Stereotypes that portray dads as sole providers may discourage fathers from taking on nurturing roles, preventing children from seeing the full picture of what fatherhood can be. This may harm the children, who miss out on the irreplaceable love, support, and emotional guidance a strong father figure provides.

When the burden of caregiving is placed solely on mothers, it can also lead to an unequal distribution of household and parenting responsibilities. Moms may feel overwhelmed and unsupported, and dads miss out on bonding time with the children.

Photo by Keira Burton from Pexels

Why do we Need Nurturing Fathers?

More men becoming involved in nurturing and caregiving roles with their children, redefining fatherhood. We need to move our thinking away from outdated stereotypes and embrace the diverse and vital roles dads play in today’s families. When men are included in childcare, both genders benefit. Men can enjoy better relationships with their children. On the other hand, women can participate more fully in the workforce, knowing the children are in capable hands. We need more fathers embracing nurturing roles as they play a crucial role in the growth and development of their children.

A nurturing father provides a safe space for children to express their emotions, setting the stage for them to develop the skills they need to manage their emotions and interact healthily with others throughout life.

A father who takes up nurturing roles gets to teach his child the importance of responsibility and accountability.

Fathers often engage in more physical play like riding bikes with their children. These activities can improve motor skills, coordination, and overall healthy physical development. They also engage in rough-and-tumble play with their children, encouraging exploration, problem-solving, and creativity.

Reports have it that children with involved fathers tend to perform better in school. A study led by the University of Leeds claims fathers have “a unique and important effect” on children’s educational outcomes. The study, which was funded by the Economic and Social Research Council, recommends that fathers should carve out as much time as they can to engage in playful and educational activities with their children each week.

By actively participating in their children’s lives, fathers help raise emotionally intelligent and socially skilled individuals who are prepared to scale life’s hurdles. From emotional well-being to setting the stage for academic and all-round success, fathers play a vital role in shaping their children’s futures.

Here are some practical tips on how families can break down stereotypes and create a more balanced parenting dynamic.

Dads should be encouraged to show more emotion. This will help children understand that emotional vulnerability is a strength, not a weakness.

Both parents can take up tasks like cooking, and cleaning, and actively participate in activities like bedtime routines, playing, and attending school events.

Normalize dads taking on traditionally “feminine” roles.

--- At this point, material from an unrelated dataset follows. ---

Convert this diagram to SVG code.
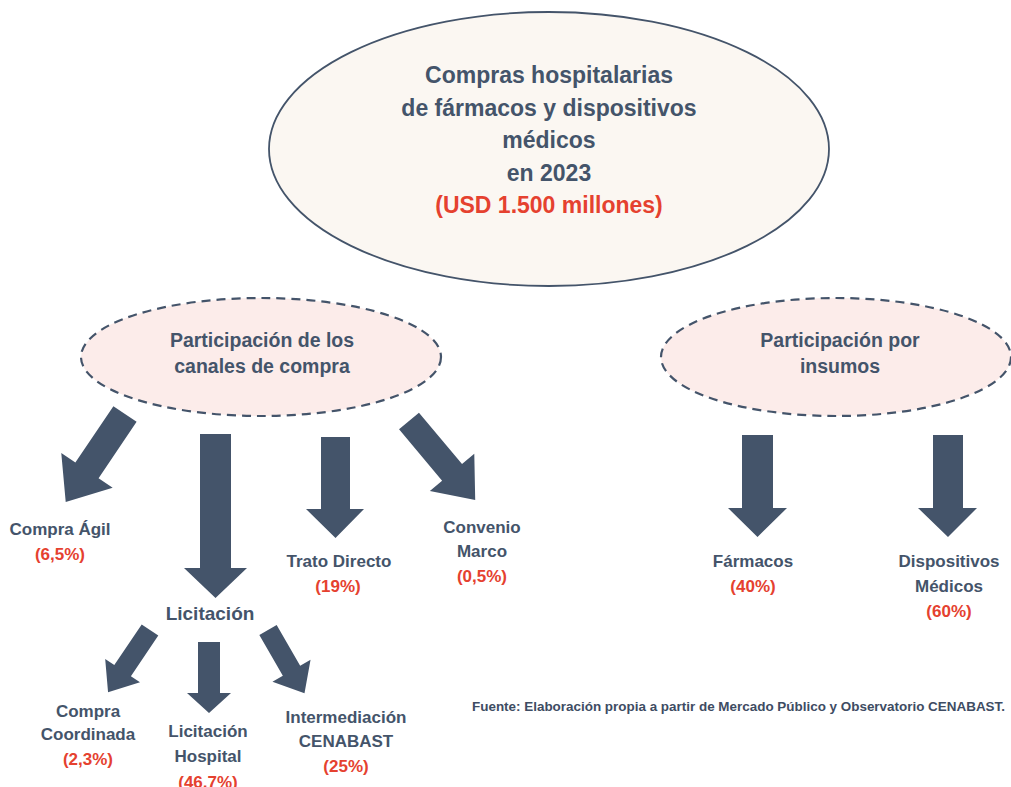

For example, fathers can take on cooking and cleaning, while mothers handle DIY projects.

Show the children that both parents are responsible for nurturing, disciplining, and providing for the family through your actions. Embracing shared responsibilities allows for a more balanced and fulfilling family dynamic.

In the spirit of redefining gender roles, we need to advocate for policies that support equal parenting, such as parental leave for both parents. Also, consider splitting parental leave to allow both parents to bond with newborn babies.